IL-17 plays a key role to defend infections, but also in chronic inflammatory disorders. We developed tools for the enrichment and detection of IL-17-producing cells.
After T cell activation IL-17 was detected on the surface of IL-17-producing cells after first labeling the cells with a bispecific CD45-IL-17 antibody affinity matrix. Cells were again cultured for 45 min to allow IL-17 secretion. Secreted IL-17 was specifically caught onto the affinity matrix of IL-17-producing cells. Subsequently IL-17-secreting cells were fluorescently stained with a second IL-17 antibody or additionally labeled with magnetic beads.

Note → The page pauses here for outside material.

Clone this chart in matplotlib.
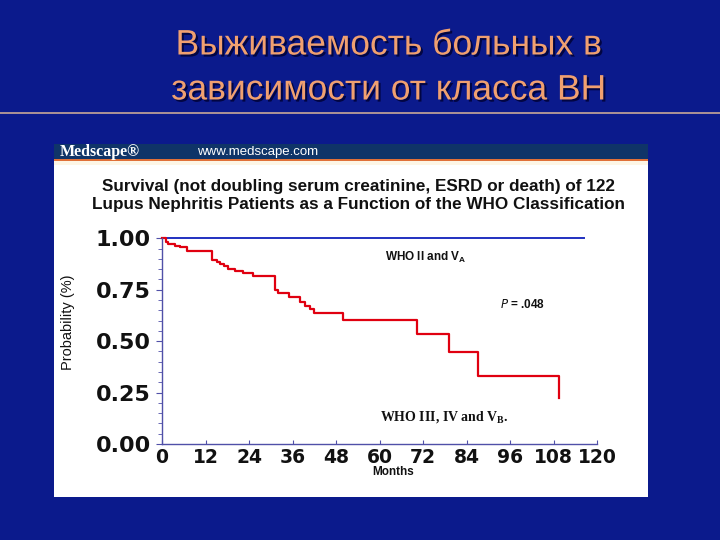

Stimulation of mouse spleen cells with PMA/ionomycin showed a maximal IL-17 secretion after 4 h in <0.5% of CD4 and CD8 T cells, but in around 20% g/d T cells and 7% NKT cells. In contrast in human PBMC the IL-17 secretion was mainly restricted to CD4 T cells, with a maximum of 0.1-1% of them producing IL-17 after 4 h activation with the artificial superantigen CytoStim. Magnetic enrichment yields in IL-17+ cell populations with a purity of >90%. Nearly all of the enriched IL-17+ CD4 T cells co-expressed CD154, confirming the specificity of the detection and enrichment method.
The IL-17 secretion assays allow detection of IL-17-secreting cells and provides highly enriched populations of viable IL-17-producing cells to investigate its function and the role of IL-17 in host defense and disease development.